The second part of this second chapter is, in my opinion, more interesting. The Spirit’s raising of Jesus to resurrection life demonstrates the final transformation of all things. In the so-called Christ-event, Edwards sees two points that are vital to a properly Christian understanding of divine action. First, the Christ-event shows that God waits for creation to make its move before responding. Throughout his ministry, Jesus genuinely expected a positive response from those whom he called or challenged. But the negative responses that he encountered meant that God had to respond to the challenge presented by Jesus’s crucifixion. Jesus ‘met opposition and failure, which culminated in the events in Jerusalem. This meant he now had to find God and God’s saving love at work in rejection, failure, darkness, and death.’ (p. 27). On this account, the death of Jesus on the cross was not necessary; it was, so to speak, merely an accident of history.

Let me be clear: Edwards is not saying that Jesus was never intended to be the means by which God restores all things. It is death by crucifixion that was not planned. The incarnate Son was still to die at some point in his life and so, from within, transform death by the Spirit’s raising of him to resurrection life. But this is, of course, speculation, for Jesus was executed, and his grisly end evidently prompted the earliest Christians to find plenty of symbolism in existing texts to account for the bizarre notion of a crucified Messiah. Edwards’s main point is not to discuss the divine intention in any great detail, but to point out that even in the crucifixion of the Father’s Son, God is seen to be waiting for creation to act first. And even when it seems that the actions of God’s creatures thwart the divine purposes for the world, God is wise and powerful to overcome any obstacle put in God’s way:

The violence inflicted on Jesus is met with defenseless love, a love that will finally disarm all violence. Sin is met with forgiveness. The death Jesus experiences becomes the beginning of victory over death for the whole creation. In the power of the Spirit, God transforms sin, violence, and death into new life in Christ. (p. 29).

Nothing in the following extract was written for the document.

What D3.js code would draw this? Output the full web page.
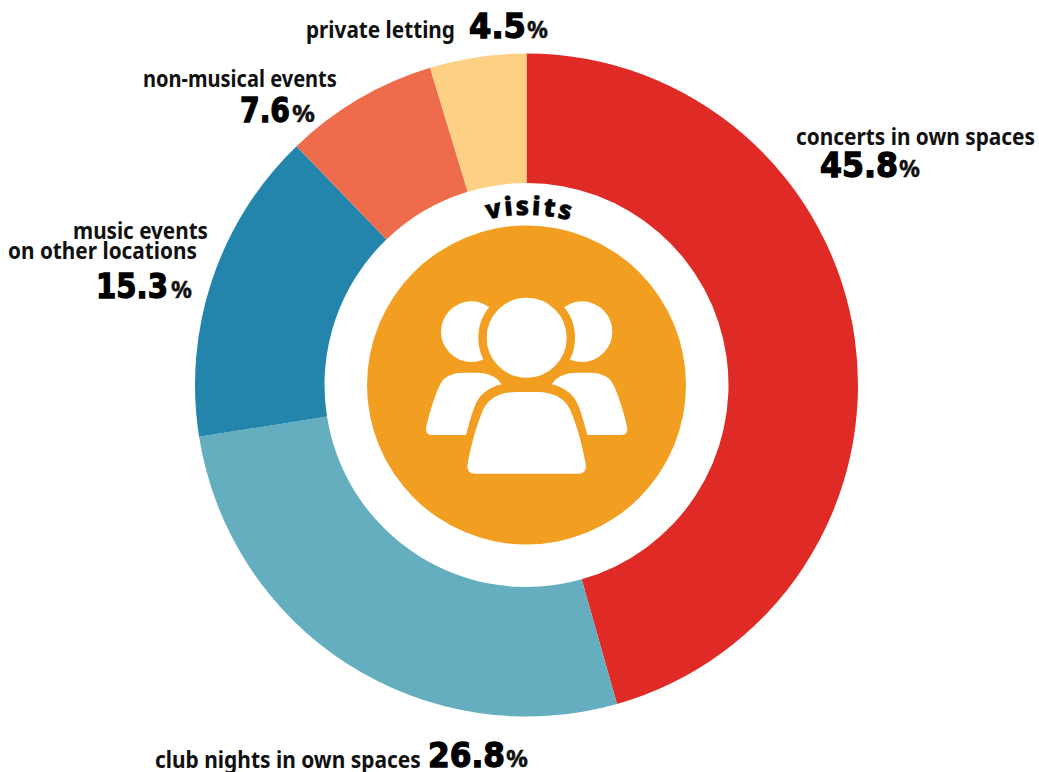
<!DOCTYPE html>
<html>
<head>
<meta charset="UTF-8">
<title></title>
<style>
  html, body { margin: 0; padding: 0; background: #fff; }
  svg { display: block; }
  .name { font-family: "Noto Sans", sans-serif; font-weight: 700; font-size: 23px; fill: #111; }
  .num { font-family: "DejaVu Sans", sans-serif; font-weight: 700; font-size: 33px; fill: #000; stroke: #000; stroke-width: 1.3px; }
  .pct { font-family: "Noto Sans", sans-serif; font-weight: 700; font-size: 24px; fill: #111; stroke: #111; stroke-width: .4px; }
</style>
</head>
<body>
<svg width="1039" height="772"></svg>
<script src="https://cdn.jsdelivr.net/npm/d3@7"></script>
<script>
var categories = ["concerts in own spaces", "club nights in own spaces", "music events on other locations", "non-musical events", "private letting"];
var values = [45.8, 26.8, 15.3, 7.6, 4.5];
// the drawn slices are not quite the printed numbers, these are read off the ring
var sliceShares = [45.6, 26.9, 15.3, 7.5, 4.7];
var colors = ["#e02a26", "#64aec0", "#2385ac", "#ee6c4c", "#fed084"];

// label placement, by hand: name lines [text, x, baseline, width], number x + baseline + width
var nameLines = [
  [["concerts in own spaces", 796, 145, 239]],
  [["club nights in own spaces", 155, 768, 266]],
  [["music events", 73, 239, 135], ["on other locations", 8, 259, 189]],
  [["non-musical events", 143, 87, 194]],
  [["private letting", 306, 38, 149]]
];
var numberPos = [[820, 177, 78], [428, 767, 77], [96, 298, 72], [240, 122, 50], [469, 38, 57]];
var pctPos = [[899, 920], [506, 528], [171, 192], [292, 315], [527, 548]];

var cx = 526.5, cy = 385;
var svg = d3.select("svg");
var chart = svg.append("g").attr("transform", "translate(" + cx + "," + cy + ")");

var pie = d3.pie().sort(null);
var arc = d3.arc().innerRadius(202).outerRadius(331.5);

chart.selectAll("path.slice")
  .data(pie(sliceShares))
  .enter().append("path")
  .attr("class", "slice")
  .attr("d", arc)
  .attr("fill", function(d, i) { return colors[i]; });

chart.append("circle").attr("r", 159.5).attr("fill", "#f29e20");

// curved title
chart.append("path")
  .attr("id", "visitsArc")
  .attr("fill", "none")
  .attr("d", "M-170,0 A170,170 0 0 1 170,0");
chart.append("text")
  .attr("font-family", "Noto Sans, sans-serif")
  .attr("font-weight", 900)
  .attr("font-size", 26)
  .attr("letter-spacing", 2.4)
  .attr("fill", "#000")
  .attr("stroke", "#000")
  .attr("stroke-width", 0.4)
  .append("textPath")
  .attr("href", "#visitsArc")
  .attr("startOffset", "50.6%")
  .attr("text-anchor", "middle")
  .text("visits");

// people icon, drawn in 3x units
var icon = svg.append("g").attr("transform", "translate(360,180) scale(" + 1 / 3 + ")").attr("fill", "#fff");
var sideBody = "M215,765 Q197,765 198,745 C205,710 220,660 235,625 C247,590 275,578 310,578 L350,578 C385,578 410,590 425,613 C385,622 355,645 342,685 C332,712 325,740 318,765 Z";
icon.append("circle").attr("cx", 334).attr("cy", 455).attr("r", 91);
icon.append("circle").attr("cx", 666).attr("cy", 455).attr("r", 91);
icon.append("path").attr("d", sideBody);
icon.append("path").attr("d", sideBody).attr("transform", "translate(1000,0) scale(-1,1)");
icon.append("circle").attr("cx", 500).attr("cy", 473).attr("r", 132.5)
  .attr("stroke", "#f29e20").attr("stroke-width", 25);
icon.append("path")
  .attr("d", "M345,881 Q322,881 322,858 C330,810 345,750 365,700 C380,655 420,636 470,636 L530,636 C580,636 620,655 635,700 C655,750 670,810 678,858 Q678,881 655,881 Z");

// squeeze a text to the width it has in the picture
function fitText(cls, str, x, y, w) {
  var t = labels.append("text").attr("class", cls).text(str);
  var sx = w / t.node().getComputedTextLength();
  t.attr("transform", "translate(" + x + "," + y + ") scale(" + sx + ",1)");
}

var labels = svg.append("g");
categories.forEach(function(c, i) {
  nameLines[i].forEach(function(l) {
    fitText("name", l[0], l[1], l[2], l[3]);
  });
  fitText("num", values[i].toFixed(1), numberPos[i][0], numberPos[i][1], numberPos[i][2]);
  fitText("pct", "%", pctPos[i][0], numberPos[i][1], pctPos[i][1] - pctPos[i][0]);
});
</script>
</body>
</html>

The second point is that God embraces the suffering of a suffering world. Edwards explains that he accepts that God is changeless in so far as this means that God is constant and faithful to God’s promises. Moreover, God’s embrace of suffering is to be understood as the fullness of God’s compassionate love – there is no loss or deficiency in God. But the self-emptying love of Jesus expresses God’s heart. Following Walter Kasper and Rowan Williams, Edwards affirms that the self-emptying of Jesus is not ‘the abandonment of divinity, but … the revelation of true divinity.’ (p. 31). The cross of Jesus shows a vulnerable divine love that is at once filled with the power of God’s life. This leads to the concluding paragraph of this chapter:

If the cross is the self-definition of God and the true revelation of divine power, then what is found to be true of divine action in the cross and resurrection of Jesus can be thought of as governing the other forms of divine action explored in the rest of this book. (p. 33).

It will be interesting to see precisely how Edwards conceives of the cross and resurrection as governing other forms of divine action – not least because all too often, such noble intentions are often buried by the weight of the more philosophical or metaphysical angles the issue of divine action provokes. Call me cynical!